Work instructions:
The answer is a single number: how many lines hold the string "this".

Provided data:

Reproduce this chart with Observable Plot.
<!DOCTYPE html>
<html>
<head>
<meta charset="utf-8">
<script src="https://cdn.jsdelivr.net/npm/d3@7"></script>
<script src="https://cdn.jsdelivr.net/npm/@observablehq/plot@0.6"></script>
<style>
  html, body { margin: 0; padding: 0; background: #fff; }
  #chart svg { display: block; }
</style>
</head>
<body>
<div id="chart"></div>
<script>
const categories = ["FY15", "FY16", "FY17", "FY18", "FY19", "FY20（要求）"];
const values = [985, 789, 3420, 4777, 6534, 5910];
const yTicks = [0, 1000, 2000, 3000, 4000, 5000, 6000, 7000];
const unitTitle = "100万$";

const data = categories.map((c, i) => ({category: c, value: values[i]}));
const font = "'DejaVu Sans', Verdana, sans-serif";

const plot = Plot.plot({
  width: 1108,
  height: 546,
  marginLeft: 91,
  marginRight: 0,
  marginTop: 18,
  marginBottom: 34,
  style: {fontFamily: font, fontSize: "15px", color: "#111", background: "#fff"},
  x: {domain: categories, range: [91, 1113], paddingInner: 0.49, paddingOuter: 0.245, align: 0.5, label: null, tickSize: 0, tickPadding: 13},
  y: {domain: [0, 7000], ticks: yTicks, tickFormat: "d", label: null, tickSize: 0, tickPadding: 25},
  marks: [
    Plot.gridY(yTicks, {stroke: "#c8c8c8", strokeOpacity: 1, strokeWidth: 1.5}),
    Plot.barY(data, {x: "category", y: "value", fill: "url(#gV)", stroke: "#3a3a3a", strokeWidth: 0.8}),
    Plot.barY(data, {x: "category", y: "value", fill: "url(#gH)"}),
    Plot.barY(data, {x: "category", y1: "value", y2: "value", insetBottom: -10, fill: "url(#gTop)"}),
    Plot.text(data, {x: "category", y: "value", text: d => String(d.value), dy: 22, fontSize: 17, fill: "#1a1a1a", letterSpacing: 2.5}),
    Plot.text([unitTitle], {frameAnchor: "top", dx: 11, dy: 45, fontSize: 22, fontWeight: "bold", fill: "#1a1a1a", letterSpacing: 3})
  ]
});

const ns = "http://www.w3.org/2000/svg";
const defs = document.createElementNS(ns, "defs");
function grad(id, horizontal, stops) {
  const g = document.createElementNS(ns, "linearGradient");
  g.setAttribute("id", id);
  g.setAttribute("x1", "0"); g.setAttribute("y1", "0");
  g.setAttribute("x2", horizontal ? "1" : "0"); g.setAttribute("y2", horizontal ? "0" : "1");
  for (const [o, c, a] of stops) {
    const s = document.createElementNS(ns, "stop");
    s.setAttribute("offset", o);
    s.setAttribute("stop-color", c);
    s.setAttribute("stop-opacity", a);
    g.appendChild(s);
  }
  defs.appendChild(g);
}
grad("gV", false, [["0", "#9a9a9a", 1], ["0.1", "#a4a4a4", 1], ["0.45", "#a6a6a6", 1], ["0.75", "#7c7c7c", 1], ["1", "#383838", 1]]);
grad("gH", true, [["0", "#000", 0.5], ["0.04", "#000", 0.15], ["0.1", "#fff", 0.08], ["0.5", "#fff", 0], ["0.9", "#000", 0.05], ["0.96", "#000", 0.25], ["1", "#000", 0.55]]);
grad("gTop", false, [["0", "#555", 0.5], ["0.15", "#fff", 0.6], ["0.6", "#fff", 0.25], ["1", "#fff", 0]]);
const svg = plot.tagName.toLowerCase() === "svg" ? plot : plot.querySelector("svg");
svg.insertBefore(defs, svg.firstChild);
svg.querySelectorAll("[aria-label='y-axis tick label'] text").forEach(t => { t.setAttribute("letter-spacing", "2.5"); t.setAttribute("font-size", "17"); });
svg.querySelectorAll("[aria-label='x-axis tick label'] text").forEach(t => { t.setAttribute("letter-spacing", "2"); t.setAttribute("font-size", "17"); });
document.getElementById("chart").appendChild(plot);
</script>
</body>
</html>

---

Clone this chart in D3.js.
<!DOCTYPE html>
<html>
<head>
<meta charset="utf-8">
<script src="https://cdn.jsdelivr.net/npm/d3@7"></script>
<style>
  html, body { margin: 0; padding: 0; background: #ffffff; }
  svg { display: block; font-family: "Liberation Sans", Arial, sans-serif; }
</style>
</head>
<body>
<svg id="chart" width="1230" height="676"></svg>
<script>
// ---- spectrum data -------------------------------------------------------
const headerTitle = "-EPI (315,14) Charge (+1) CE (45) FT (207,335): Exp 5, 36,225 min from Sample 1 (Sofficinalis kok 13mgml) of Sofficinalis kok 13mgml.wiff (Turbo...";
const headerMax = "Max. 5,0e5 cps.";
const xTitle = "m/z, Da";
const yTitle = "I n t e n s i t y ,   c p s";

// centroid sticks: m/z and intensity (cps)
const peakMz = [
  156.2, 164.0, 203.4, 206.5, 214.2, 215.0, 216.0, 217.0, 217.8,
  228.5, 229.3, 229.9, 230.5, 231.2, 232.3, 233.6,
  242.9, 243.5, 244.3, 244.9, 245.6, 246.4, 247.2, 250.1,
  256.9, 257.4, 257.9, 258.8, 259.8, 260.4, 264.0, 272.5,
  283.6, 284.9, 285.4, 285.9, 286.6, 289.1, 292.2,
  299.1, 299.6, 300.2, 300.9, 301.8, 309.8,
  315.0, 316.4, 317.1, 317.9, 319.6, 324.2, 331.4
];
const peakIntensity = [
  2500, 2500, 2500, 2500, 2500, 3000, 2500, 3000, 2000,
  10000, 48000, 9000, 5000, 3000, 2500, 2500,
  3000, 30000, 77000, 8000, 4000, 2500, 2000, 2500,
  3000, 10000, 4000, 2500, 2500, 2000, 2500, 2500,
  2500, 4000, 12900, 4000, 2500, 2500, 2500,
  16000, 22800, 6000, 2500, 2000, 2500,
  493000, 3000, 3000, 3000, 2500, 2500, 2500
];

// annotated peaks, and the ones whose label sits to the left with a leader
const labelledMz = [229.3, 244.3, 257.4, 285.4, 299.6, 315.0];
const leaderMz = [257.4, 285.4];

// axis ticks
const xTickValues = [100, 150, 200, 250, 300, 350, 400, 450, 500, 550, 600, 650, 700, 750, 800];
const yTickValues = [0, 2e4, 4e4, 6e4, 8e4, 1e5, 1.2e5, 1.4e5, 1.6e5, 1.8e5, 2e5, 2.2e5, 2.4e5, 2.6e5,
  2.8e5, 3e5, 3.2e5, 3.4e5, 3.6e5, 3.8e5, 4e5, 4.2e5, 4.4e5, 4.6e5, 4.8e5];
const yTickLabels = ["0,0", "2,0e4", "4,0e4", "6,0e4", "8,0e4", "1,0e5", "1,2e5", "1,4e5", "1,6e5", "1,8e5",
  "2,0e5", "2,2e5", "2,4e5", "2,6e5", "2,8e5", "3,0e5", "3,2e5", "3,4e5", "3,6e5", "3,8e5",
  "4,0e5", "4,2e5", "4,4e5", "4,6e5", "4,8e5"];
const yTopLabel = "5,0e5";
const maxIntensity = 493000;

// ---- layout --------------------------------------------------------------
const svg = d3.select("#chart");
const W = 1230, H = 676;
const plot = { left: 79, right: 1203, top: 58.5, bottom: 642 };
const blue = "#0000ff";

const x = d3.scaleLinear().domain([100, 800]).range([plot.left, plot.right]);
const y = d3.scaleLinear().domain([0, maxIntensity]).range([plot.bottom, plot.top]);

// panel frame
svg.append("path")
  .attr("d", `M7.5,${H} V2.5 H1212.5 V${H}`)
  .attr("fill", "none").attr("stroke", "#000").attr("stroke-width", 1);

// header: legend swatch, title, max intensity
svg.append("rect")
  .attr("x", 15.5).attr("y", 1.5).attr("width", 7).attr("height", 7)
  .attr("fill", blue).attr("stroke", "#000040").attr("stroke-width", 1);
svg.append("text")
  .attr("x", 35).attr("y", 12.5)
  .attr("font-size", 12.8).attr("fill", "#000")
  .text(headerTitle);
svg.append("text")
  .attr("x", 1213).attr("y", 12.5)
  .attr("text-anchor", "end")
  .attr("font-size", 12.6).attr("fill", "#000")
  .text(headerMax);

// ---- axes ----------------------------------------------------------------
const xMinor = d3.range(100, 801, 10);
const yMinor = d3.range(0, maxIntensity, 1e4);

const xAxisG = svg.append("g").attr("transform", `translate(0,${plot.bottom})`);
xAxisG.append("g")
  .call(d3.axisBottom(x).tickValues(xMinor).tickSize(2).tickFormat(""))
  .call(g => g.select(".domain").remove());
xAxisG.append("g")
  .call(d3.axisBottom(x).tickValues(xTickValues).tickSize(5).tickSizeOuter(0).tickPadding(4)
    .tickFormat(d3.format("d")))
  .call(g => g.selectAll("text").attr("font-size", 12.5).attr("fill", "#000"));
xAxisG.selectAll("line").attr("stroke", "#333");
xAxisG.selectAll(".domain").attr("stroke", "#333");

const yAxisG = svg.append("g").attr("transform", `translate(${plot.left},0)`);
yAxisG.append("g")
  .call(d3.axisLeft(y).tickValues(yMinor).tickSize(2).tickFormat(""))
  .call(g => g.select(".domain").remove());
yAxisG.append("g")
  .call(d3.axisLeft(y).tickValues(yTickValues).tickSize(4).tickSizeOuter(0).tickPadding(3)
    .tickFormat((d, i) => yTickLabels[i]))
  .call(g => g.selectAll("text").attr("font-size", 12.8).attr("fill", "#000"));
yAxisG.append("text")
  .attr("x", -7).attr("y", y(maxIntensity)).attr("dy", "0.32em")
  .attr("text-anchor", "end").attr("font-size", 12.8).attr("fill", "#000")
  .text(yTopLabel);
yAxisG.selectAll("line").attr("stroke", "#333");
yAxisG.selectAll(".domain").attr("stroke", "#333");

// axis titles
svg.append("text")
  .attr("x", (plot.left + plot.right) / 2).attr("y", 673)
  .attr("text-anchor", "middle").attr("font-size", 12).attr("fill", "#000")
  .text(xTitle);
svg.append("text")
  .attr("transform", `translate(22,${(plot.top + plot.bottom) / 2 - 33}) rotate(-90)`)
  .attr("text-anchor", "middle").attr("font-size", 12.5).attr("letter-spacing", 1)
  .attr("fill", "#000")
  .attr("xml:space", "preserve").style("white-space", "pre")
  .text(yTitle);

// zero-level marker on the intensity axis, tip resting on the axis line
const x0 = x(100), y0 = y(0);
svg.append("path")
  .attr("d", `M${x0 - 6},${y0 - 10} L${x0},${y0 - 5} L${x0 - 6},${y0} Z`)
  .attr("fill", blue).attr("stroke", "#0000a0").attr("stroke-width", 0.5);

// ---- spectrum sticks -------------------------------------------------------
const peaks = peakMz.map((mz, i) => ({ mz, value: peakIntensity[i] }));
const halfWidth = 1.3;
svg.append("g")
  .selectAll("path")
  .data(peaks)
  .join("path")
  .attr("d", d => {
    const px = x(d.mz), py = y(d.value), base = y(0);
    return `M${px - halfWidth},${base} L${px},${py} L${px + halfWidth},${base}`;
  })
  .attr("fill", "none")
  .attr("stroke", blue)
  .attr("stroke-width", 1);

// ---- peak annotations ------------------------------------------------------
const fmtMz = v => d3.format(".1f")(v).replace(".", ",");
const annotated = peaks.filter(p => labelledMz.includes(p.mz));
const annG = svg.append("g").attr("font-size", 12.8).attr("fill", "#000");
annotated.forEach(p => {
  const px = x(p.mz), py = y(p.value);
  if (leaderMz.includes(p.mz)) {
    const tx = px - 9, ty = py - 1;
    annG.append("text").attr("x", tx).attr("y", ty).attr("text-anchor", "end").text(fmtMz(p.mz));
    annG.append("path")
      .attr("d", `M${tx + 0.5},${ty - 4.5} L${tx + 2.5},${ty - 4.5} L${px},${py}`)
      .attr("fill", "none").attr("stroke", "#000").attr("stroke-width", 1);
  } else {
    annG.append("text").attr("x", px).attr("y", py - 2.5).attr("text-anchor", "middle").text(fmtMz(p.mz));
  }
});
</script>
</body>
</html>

--

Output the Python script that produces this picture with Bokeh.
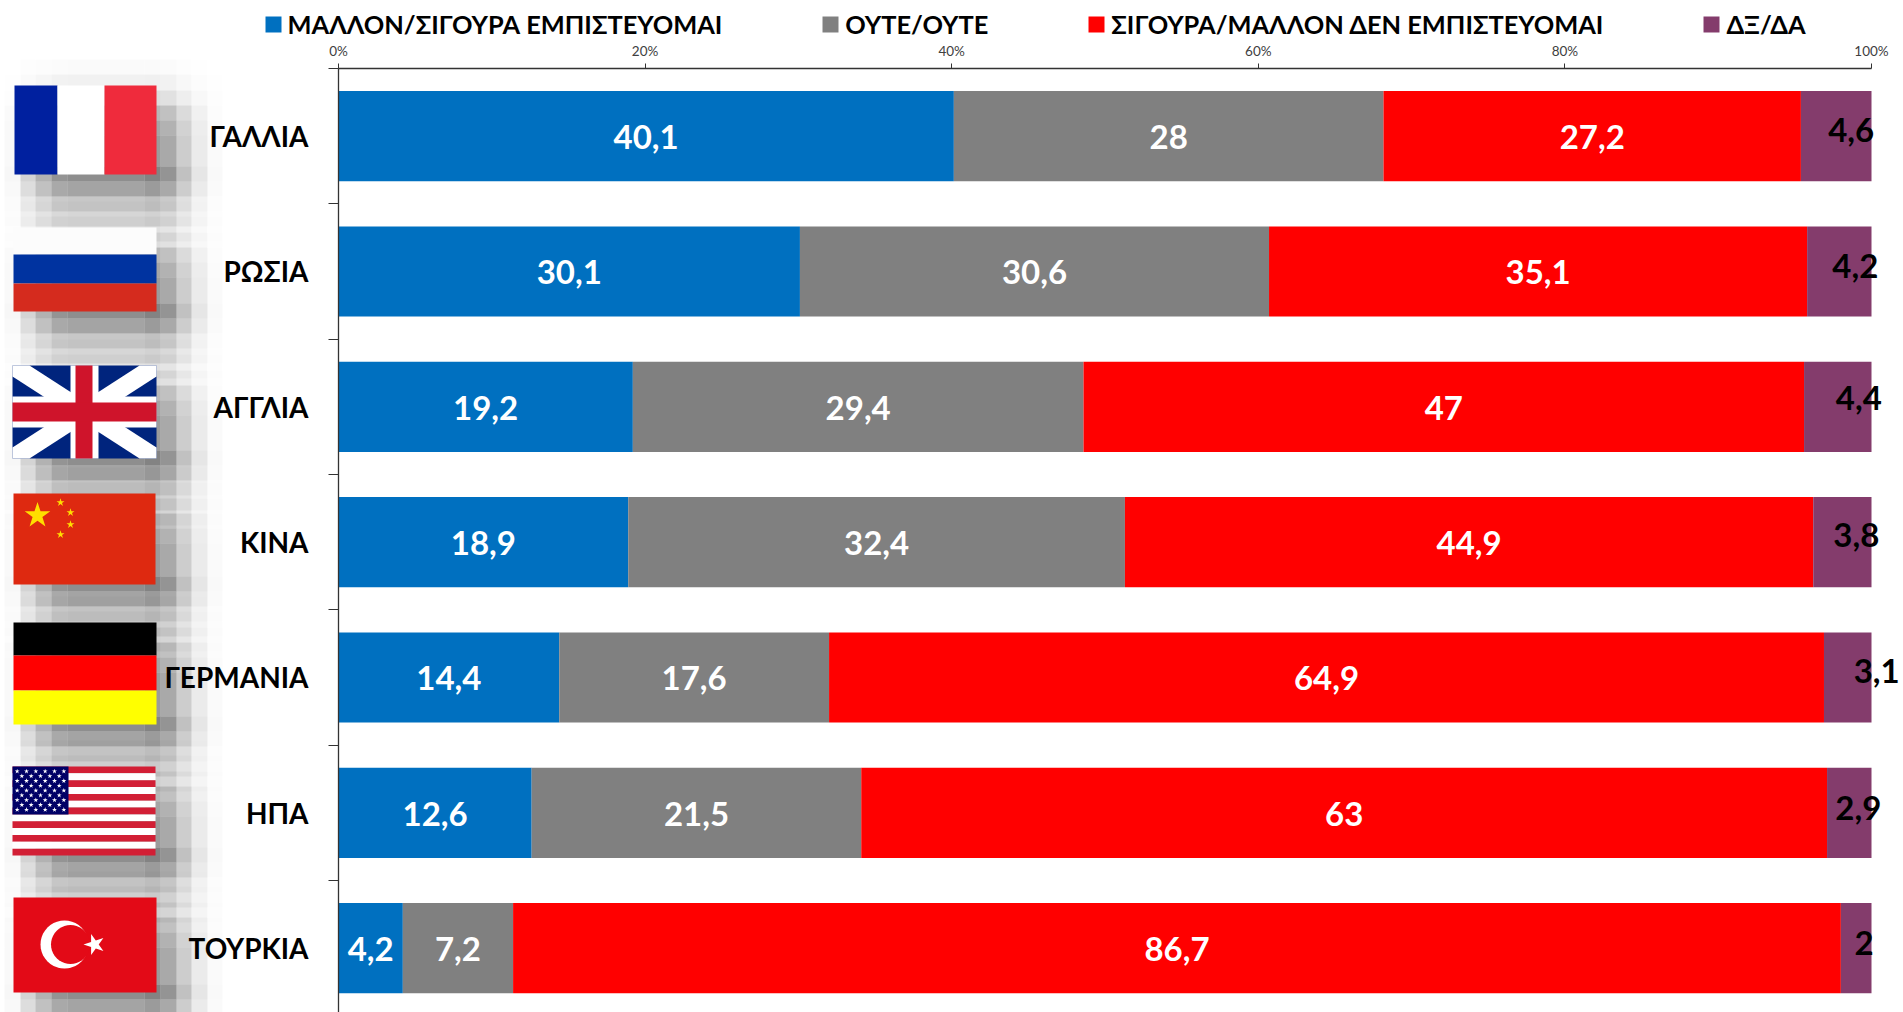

The response:
3